7. Stay in a former Governor's villa -- the Causey Mansion -- so packed with Asian antiques you feel as if you're staying in a high-end antique shop. Sitting on a rise on the edge of downtown, the Causey Mansion is a grand Georgian, Neo-Classic Colonial, with high ceilings, big windows, expansive gardens and welcoming patios and statuary. Inside, it appears to be an exotic and eclectic emporium of Chinese and Japanese woodblock prints, "Even Louis" (14th and 16th) pieces, an 1840 room-dividing screen from the Iran Embassy in DC, and a cornucopia of other antiques extending to four magnificent rooms.
8. The Lewes Historical Society runs so many compelling walking, trolley and boat tours, even locals scramble to sign on. Guides are passionate historians, and an hour can seem like a few minutes as they talk about local legends and events, and point out anomalies, like the tombstone of Elizabeth Cullen whose date of birth was engraved as Feb 30th, 1760 for all eternity, or a cannonball wedged in the exterior wall of a home, dating from the War of 1812. American History has never been so fascinating.
9. Some museums are exceptional for the stories they tell, and the Zwaanendael Museum, built in 1931 as a replica of the Hoorn City Hall to commemorate the 300th anniversary of this Dutch Whaling Settlement, is one. To whit: 1986 was not a good year for treasure hunters. Just a few months after the highly anticipated opening of Al Capone's vault (whoops; empty), the recovery of the HMS DeBraak, which sunk off the Lewes coast in 1798 laden with, many believed, chests of gold, was also a bust, booty-wise. The story of the deBraak, what it was, how it sunk and why it was so sought after is told in thrilling detail by museum exhibits and guides.
10. Cape Henlopen State Park has some top-secret history, but that's just a fraction of its appeal. What makes Cape Henlopen such a crucial location on the Atlantic Ocean and Delaware Bay is also the reason it makes for such an incredible recreational experience. Hike, bike, look for birds, fish, swim, or come to check out WWII sites. As a strategic position on the East Coast, there were 17 bunkers, a manned fortress, watchtowers, and lots of mysteries (some still classified, while others now public). The Top Secret SOSUS (Sound Surveillance System) operated from here, tracking Russian submarines along the coast. At least one bunker, now covered with pop art, was used as a bar in the '70's. Climb into one of the iconic Delaware "Beach Towers," concrete cylindrical watchtowers used to determine the target range of enemy fire. And then tour what remains of decommissioned Fort Miles - now a National Historic Area left with cement block barracks and WWII artillery.
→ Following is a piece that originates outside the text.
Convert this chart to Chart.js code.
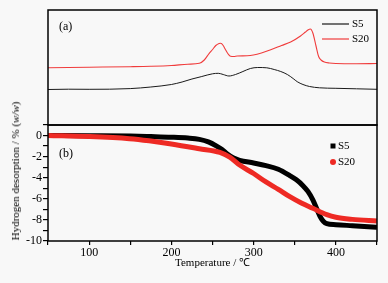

11. Take deep breaths of lavender at Lavender Fields @ Warrington Manor in Milton. Just a few miles away from Lewes, this shop/farm/cottage industry is worth a few hours of your time. Marie Mayor and Sharon Harris were Federal Employees and bought the 5-acre property "for retirement." They've done anything but. "We want people to come here and learn about things that can make you feel happy - by taking care of yourselves," says Mayor. Harris and Mayor grow lavender and nurture small businesses, like natural soap maker, The Soap Fairy, on site. Plan to spend a restorative couple of hours.
12. Taste the antioxidant-rich Blueberry Wine at Delaware's first commercial winery, Nassau Valley Vineyards (a few miles from Lavender fields), and learn the 8,000 year old history of "Winemaking Through the Ages" in cool catacomb-like galleries. Open 22 years ago, the family business is now run by Peggy Raley-Ward and her sister Suzette Hopkins, who oversee this vineyard known for its terrific fruit wines, Cabernets, Chardonnays and other vintages.
13. Lewes has positively bloomed of late, culinarily speaking. Dining-wise, "you can't go wrong with anything here," say most locals. I choose the uptown "Friends meets Victorian Tea Parlor" spot, Nectar Café and Juice Bar, for creative salads and fresh juices. To satisfy my real-NY-Italian-food urges, I scarf up the baseball-sized meatballs at Touch of Italy, and when I want "fresh fish my way" and inventive sushi, I head to Striper Bites.
14. Lodging, too, has gone berzerk - in a good way - in Lewes. You'd be hard pressed to find one franchise in town, and instead, an indie inn to fit every personality and mood. I like lots and lots of color, free wine, and an owner with the bantering cadence of Vince Vaughn. And so, I choose The Blue Water House, just a block from the beach. But if you're a hipster beer-lover, head to the brand new Dogfish Inn, the former fisherman's dump, Vesuvio, now a trendy motel owned by the same people who bring you Dogfish Head Brews (made in the next town). But if you're into Yoga and want an upscale tranquil space, stay at the newly renovated Savannah Inn. Boutique hotel fans who don't want to walk more than one foot to shop will love the newly redone Rodney Hotel. And yes, even traditionalists will be happy at the 25-room "Nantucket-style" Inn @ Canal Square.